Pazar günü Valla Kanyonu gezildi. Gezi dönüşünde yapılan pikniği Milli Park Müdürlüğü’nden yetkililer ve bazı doğaseverler ziyaret etti. Yapılan sohbet sırasında halkın hakkını hukuk yollarıyla aradığı ancak HES’çi şirketler hukuğa ve yargı kararlarına uymadığı için yaşam alanlarına sahip çıkmak zorunda bırakıldığını belirten aktivistler, yaşadığı çevreyi korumanın anayasal bir hak ve ödev olduğunu hatırattılar.
Dönüş yolunda Karakadı Malyas Kanyon’na uğrandığında, toprakta derin çukurlar açmakta olan iş makinalarıyla karşılaşıldı. Kendilerine kim oldukları, ne yaptıkları sorulan işçilerin “biz işe yeni girdik, çalıştığımız firmanın da ismini bilimiyoruz” gibi şüpheli ifadelerinden endişelenen insanlar, çalışanları araçlarıyla birlikte vadiden ayrılmaya ikna etti.
Önde iş makinaları, arkada Loç’lular ve aktivistleri taşıyan minibüslerle köyden geçilip vadiden çıkıldığı sırada jandarma yolu kesti ve araçları yeniden vadiye göndermek istedi. Ancak grup araçların önünde oturma eylemi gerçekleştirerek blokaj uyguladı. Jandarma ile tartışmalar sırasında Loç’luların "izinsiz sondaj yapıyorlar, kim olduklarını söylemiyorlar, izin belgeleri sunamıyorlar. Belki define arıyorlardı, belki de yeraltına bomba gömüyorlardı.. Suç duyurusunda bulunuyoruz" tutumu karşısında geri adım atan jandarmanın şirket hakkında araştırma yapacaklarını, bu süre için de araçların köy meydanında alıkonacağını bildirmesi üzerine eyleme son verildi.
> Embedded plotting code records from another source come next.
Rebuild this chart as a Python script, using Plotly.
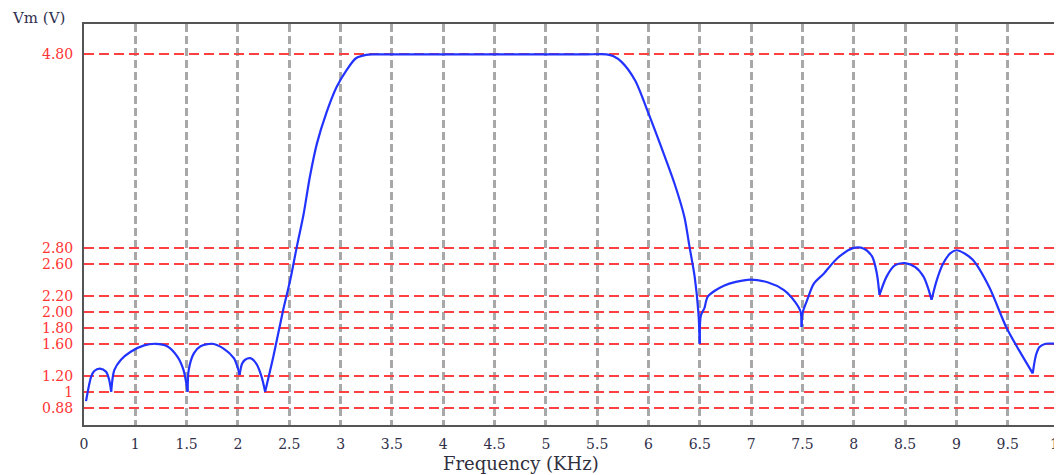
import numpy as np
import plotly.graph_objects as go

# x tick labels (kHz) and where they sit on the axis
x_tick_vals = [0, 1, 1.5, 2, 2.5, 3, 3.5, 4, 4.5, 5, 5.5, 6, 6.5, 7, 7.5, 8, 8.5, 9, 9.5, 10]
x_tick_pos = [0.5, 1, 1.5, 2, 2.5, 3, 3.5, 4, 4.5, 5, 5.5, 6, 6.5, 7, 7.5, 8, 8.5, 9, 9.5, 10]
x_tick_text = ["0", "1", "1.5", "2", "2.5", "3", "3.5", "4", "4.5", "5", "5.5", "6",
               "6.5", "7", "7.5", "8", "8.5", "9", "9.5", "10"]

# y tick labels (V) and where they sit on the axis
y_tick_vals = [0.88, 1, 1.2, 1.6, 1.8, 2.0, 2.2, 2.6, 2.8, 4.8]
y_tick_pos = [0.8, 1, 1.2, 1.6, 1.8, 2.0, 2.2, 2.6, 2.8, 5.22]
y_tick_text = ["0.88", "1", "1.20", "1.60", "1.80", "2.00", "2.20", "2.60", "2.80", "4.80"]

# curve
freq_khz = [0.04, 0.14, 0.20, 0.31, 0.43, 0.49, 0.53,
            0.59, 0.72, 0.91, 1.085, 1.20, 1.31, 1.41, 1.47, 1.51,
            1.52, 1.57, 1.635, 1.75, 1.86, 1.96, 2.005, 2.016,
            2.04, 2.07, 2.12, 2.18, 2.23, 2.265,
            2.345, 2.44, 2.51, 2.57, 2.64, 2.70, 2.77, 2.86, 2.96, 3.06, 3.15, 3.25, 3.32,
            3.40, 3.6, 4.0, 4.5, 5.0, 5.4,
            5.59, 5.66, 5.74, 5.87, 6.00, 6.125, 6.255, 6.35, 6.40, 6.45, 6.487, 6.50,
            6.51, 6.546, 6.578, 6.74, 6.965, 7.16, 7.32, 7.43, 7.482, 7.492,
            7.50, 7.547, 7.61, 7.71, 7.84, 8.00, 8.10, 8.18, 8.225, 8.251,
            8.32, 8.40, 8.50, 8.60, 8.68, 8.726, 8.758,
            8.81, 8.87, 8.94, 9.00, 9.08, 9.16, 9.32, 9.485, 9.61, 9.744,
            9.776, 9.81, 9.87, 9.97]
vm_volts = [0.93, 1.19, 1.26, 1.29, 1.25, 1.15, 1.00,
            1.27, 1.40, 1.50, 1.58, 1.60, 1.57, 1.44, 1.27, 1.00,
            1.27, 1.48, 1.57, 1.60, 1.54, 1.42, 1.27, 1.21,
            1.35, 1.40, 1.42, 1.35, 1.19, 1.00,
            1.44, 2.02, 2.40, 2.79, 3.15, 3.53, 3.88, 4.19, 4.46, 4.64, 4.76, 4.795, 4.80,
            4.80, 4.80, 4.80, 4.80, 4.80, 4.80,
            4.80, 4.78, 4.72, 4.53, 4.19, 3.84, 3.46, 3.12, 2.81, 2.44, 1.98, 1.60,
            1.95, 2.05, 2.19, 2.33, 2.40, 2.37, 2.27, 2.12, 2.00, 1.81,
            1.98, 2.15, 2.35, 2.48, 2.67, 2.80, 2.79, 2.69, 2.48, 2.21,
            2.44, 2.58, 2.61, 2.56, 2.44, 2.29, 2.15,
            2.40, 2.60, 2.73, 2.77, 2.73, 2.65, 2.31, 1.81, 1.52, 1.23,
            1.46, 1.56, 1.60, 1.60]

# map values onto the (uneven) axes
xs = np.interp(freq_khz, x_tick_vals, x_tick_pos)
ys = np.interp(vm_volts, y_tick_vals, y_tick_pos)

# split at the sharp dips so each lobe is smoothed but the cusps stay sharp
v = np.array(vm_volts)
cusps = [i for i in range(1, len(v) - 1) if v[i] < v[i - 1] and v[i] < v[i + 1]]
bounds = [0] + cusps + [len(v) - 1]

fig = go.Figure()
for a, b in zip(bounds[:-1], bounds[1:]):
    fig.add_trace(go.Scatter(x=xs[a:b + 1], y=ys[a:b + 1], mode="lines",
                             line=dict(color="#2233ff", width=2.2, shape="spline", smoothing=0.8),
                             hoverinfo="skip"))

fig.update_xaxes(range=[0.5, 10], tickvals=x_tick_pos, ticktext=x_tick_text,
                 showgrid=True, gridcolor="#a8a8a8", gridwidth=2.5, griddash="8px,4px",
                 showline=True, linecolor="#555555", linewidth=2, mirror=True,
                 zeroline=False, ticks="", ticklabelstandoff=5,
                 ticklabeloverflow="allow", automargin=False,
                 tickfont=dict(family="DejaVu Serif", size=14, color="#30304a"))
fig.update_yaxes(range=[0.584, 5.6], tickvals=y_tick_pos, ticktext=y_tick_text,
                 showgrid=True, gridcolor="#ff4040", gridwidth=1.8, griddash="10px,5px",
                 showline=True, linecolor="#555555", linewidth=2, mirror=True,
                 zeroline=False, ticks="", ticklabelstandoff=6,
                 tickfont=dict(family="DejaVu Serif", size=14, color="#ff3333"))

fig.add_annotation(text="Vm (V)", xref="paper", yref="paper", x=-0.0757, y=1.016,
                   xanchor="left", yanchor="middle", showarrow=False,
                   font=dict(family="DejaVu Serif", size=15, color="#303050"))
fig.add_annotation(text="Frequency (KHz)", xref="paper", yref="paper", x=0.448, y=-0.095,
                   xanchor="center", yanchor="middle", showarrow=False,
                   font=dict(family="DejaVu Serif", size=18, color="#303040"))

# page adds an 8px body margin, so the figure is drawn 8px smaller and shifted
fig.update_layout(width=1054, height=467, showlegend=False,
                  margin=dict(l=76, r=1, t=16, b=50),
                  paper_bgcolor="white", plot_bgcolor="white")

fig.write_html("out.html")
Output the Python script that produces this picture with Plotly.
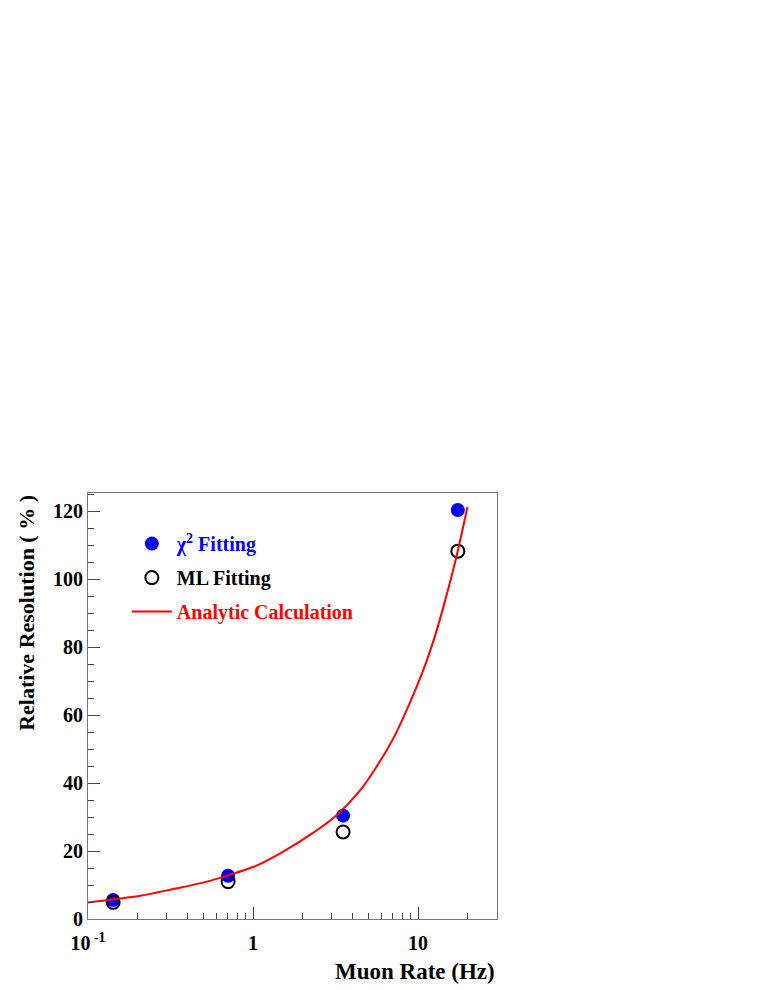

Süreçte KİP ve Munzurlu aktivistler etkin rol oynadı.
Yöreden alınan son bilgilere göre, 20 Haziran Pazar günü gerçekleşen olay hakkında henüz bir işlem yapılmadı ve iş makineleri halen Loç merkezinde bağlı bekletiliyor. Şirket yetkililerinin dün (22.06.2010) belgelerini sunmasının beklendiği, olay günü çalışan kişilerden birinin HES firmasının işçisi, diğerinin de jeoteknisyen olduğu gelen duyumlar arasında.